Task statement:
Determine the number of lines holding the word "this"; answer with that number only.

Supplied records:
+===+

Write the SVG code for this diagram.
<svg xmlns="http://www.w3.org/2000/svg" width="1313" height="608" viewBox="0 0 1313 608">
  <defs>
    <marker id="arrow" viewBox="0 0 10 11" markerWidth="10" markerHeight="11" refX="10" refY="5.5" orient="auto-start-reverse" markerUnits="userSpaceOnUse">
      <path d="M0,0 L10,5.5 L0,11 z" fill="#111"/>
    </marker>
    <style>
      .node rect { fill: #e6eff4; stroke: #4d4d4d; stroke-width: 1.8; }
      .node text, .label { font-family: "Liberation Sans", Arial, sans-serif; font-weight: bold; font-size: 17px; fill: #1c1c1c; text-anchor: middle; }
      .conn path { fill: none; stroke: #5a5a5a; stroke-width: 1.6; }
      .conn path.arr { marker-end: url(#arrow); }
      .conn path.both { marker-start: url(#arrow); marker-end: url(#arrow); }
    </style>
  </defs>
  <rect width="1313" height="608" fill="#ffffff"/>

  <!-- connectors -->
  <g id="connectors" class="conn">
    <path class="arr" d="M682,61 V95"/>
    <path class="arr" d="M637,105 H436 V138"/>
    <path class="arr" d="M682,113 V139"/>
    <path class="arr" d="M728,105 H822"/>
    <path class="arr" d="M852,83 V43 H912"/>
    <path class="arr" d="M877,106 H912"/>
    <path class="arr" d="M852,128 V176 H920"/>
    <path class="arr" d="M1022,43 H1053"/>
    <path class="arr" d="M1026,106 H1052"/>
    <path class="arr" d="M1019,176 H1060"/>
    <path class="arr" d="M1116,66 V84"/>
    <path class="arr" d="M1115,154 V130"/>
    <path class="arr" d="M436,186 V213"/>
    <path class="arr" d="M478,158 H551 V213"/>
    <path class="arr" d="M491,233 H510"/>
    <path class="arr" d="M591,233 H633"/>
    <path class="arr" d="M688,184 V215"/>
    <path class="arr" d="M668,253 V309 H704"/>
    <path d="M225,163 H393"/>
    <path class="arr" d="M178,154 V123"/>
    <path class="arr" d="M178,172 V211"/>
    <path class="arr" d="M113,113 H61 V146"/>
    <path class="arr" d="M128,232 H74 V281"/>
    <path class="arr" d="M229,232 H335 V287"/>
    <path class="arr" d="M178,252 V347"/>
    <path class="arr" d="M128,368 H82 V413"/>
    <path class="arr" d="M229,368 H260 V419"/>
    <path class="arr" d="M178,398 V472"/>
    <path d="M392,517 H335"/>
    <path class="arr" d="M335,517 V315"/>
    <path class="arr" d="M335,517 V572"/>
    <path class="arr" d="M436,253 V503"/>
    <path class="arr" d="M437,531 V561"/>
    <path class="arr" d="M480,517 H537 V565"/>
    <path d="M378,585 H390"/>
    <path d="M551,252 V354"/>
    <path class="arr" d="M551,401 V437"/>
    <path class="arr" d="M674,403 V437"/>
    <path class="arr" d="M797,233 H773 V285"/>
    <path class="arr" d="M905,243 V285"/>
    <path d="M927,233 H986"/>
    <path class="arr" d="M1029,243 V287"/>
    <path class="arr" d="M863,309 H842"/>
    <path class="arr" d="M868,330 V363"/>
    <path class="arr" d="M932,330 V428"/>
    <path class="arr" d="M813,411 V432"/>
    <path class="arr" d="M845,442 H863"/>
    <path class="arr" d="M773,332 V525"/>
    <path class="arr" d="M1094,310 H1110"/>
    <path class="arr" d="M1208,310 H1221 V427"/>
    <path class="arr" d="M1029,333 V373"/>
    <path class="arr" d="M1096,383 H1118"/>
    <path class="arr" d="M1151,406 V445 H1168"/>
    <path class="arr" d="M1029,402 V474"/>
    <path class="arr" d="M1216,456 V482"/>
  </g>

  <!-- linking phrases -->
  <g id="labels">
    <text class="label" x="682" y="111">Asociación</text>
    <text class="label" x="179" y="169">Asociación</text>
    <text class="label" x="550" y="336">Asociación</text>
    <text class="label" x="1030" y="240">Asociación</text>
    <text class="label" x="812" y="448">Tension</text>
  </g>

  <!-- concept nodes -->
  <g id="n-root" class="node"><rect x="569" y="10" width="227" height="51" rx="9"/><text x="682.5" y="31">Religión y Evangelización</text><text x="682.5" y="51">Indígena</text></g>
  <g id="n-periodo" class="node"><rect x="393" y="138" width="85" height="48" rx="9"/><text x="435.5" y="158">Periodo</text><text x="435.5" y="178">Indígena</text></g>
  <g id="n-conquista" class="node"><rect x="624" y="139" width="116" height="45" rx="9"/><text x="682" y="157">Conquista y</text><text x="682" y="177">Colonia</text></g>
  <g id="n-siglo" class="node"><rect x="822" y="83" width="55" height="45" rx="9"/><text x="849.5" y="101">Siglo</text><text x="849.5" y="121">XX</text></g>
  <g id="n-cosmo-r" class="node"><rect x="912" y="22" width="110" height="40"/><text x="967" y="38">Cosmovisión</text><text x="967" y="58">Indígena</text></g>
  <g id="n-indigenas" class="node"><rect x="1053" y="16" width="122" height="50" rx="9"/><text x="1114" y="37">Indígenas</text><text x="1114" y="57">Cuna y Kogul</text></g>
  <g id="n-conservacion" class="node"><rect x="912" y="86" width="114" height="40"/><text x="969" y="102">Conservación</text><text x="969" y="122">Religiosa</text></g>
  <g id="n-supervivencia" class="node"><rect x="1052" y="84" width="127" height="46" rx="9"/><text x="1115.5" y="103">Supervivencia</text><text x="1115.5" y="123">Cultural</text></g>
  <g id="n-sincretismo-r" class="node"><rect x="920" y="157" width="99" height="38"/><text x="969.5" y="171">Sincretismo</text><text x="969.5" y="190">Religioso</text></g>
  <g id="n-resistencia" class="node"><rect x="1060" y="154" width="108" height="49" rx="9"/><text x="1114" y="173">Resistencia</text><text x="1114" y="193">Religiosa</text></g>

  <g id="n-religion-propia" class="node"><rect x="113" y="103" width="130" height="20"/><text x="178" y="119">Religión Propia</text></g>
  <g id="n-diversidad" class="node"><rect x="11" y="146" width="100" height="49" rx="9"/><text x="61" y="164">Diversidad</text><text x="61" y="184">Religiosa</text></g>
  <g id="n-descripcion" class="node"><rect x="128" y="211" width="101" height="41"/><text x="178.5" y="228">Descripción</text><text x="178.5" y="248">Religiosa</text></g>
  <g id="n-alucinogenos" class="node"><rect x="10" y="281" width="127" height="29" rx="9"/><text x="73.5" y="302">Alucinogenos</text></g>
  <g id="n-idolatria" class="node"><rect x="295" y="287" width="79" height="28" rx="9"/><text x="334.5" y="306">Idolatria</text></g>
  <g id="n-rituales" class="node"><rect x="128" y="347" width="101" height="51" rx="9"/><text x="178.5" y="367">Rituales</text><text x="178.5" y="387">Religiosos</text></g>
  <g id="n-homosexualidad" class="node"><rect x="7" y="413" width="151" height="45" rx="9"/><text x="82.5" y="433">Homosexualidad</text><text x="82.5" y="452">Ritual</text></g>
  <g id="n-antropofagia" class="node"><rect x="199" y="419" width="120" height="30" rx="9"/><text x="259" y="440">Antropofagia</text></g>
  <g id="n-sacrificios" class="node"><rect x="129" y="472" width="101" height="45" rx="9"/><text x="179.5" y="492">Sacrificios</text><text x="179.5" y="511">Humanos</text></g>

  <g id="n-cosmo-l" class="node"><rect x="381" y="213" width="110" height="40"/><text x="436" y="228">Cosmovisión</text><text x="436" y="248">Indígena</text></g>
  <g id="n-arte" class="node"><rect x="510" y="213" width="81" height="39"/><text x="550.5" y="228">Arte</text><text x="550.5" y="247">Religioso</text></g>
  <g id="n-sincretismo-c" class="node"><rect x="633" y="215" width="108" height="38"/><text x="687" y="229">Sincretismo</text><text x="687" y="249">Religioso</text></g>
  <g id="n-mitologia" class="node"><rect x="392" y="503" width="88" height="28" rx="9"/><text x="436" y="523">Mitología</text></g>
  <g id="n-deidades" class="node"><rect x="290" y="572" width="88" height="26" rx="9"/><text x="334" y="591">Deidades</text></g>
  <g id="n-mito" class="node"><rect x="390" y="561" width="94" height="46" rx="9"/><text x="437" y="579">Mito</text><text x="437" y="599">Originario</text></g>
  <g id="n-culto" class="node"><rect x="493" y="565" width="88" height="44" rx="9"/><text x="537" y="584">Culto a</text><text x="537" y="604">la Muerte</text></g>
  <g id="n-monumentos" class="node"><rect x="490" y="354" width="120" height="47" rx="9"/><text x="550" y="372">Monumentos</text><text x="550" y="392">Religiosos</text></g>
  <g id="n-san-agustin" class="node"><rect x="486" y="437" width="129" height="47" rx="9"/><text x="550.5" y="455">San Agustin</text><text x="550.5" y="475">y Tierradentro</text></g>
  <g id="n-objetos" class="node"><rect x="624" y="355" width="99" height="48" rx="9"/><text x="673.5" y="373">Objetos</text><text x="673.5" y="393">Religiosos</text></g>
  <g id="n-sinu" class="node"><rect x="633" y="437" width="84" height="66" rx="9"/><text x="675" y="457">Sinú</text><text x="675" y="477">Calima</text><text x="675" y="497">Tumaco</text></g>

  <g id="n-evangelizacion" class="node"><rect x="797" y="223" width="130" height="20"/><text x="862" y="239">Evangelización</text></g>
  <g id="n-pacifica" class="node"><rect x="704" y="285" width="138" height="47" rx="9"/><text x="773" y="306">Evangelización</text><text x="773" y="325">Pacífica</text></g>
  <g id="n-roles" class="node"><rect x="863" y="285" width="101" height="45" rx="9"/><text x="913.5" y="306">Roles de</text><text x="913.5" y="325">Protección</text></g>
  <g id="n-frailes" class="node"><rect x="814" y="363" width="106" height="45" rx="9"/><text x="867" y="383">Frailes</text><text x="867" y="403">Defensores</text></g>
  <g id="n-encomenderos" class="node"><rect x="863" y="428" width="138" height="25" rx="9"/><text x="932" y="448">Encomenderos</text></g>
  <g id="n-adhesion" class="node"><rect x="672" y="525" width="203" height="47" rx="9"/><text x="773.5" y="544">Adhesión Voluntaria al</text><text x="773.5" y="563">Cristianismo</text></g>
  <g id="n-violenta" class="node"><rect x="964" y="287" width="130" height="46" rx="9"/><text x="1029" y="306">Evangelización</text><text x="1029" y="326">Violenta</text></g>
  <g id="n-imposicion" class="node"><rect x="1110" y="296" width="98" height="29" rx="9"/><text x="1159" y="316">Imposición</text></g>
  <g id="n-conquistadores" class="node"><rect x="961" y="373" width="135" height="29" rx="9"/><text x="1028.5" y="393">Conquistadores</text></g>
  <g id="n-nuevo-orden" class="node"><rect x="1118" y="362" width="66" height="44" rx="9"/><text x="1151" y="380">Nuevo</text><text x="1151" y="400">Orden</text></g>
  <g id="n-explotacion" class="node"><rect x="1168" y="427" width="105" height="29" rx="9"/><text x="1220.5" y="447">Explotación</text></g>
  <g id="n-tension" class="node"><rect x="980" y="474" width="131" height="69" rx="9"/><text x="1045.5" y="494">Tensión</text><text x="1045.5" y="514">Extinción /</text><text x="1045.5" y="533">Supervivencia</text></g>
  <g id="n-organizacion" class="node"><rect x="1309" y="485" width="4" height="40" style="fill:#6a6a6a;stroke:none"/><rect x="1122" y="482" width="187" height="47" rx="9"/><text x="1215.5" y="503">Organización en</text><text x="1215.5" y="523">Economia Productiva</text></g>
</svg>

+===+

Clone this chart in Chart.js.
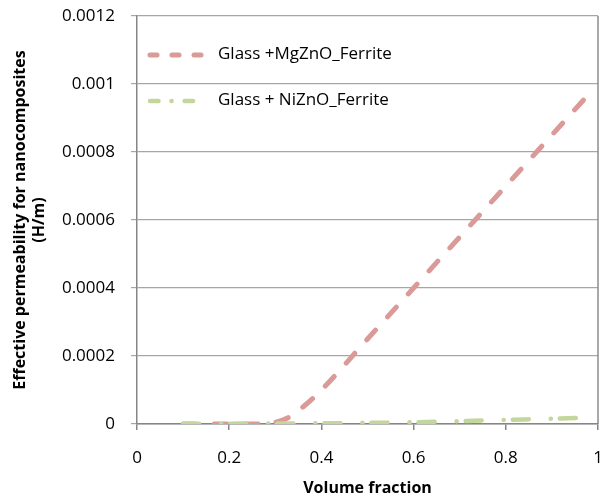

+===+

The answer:
2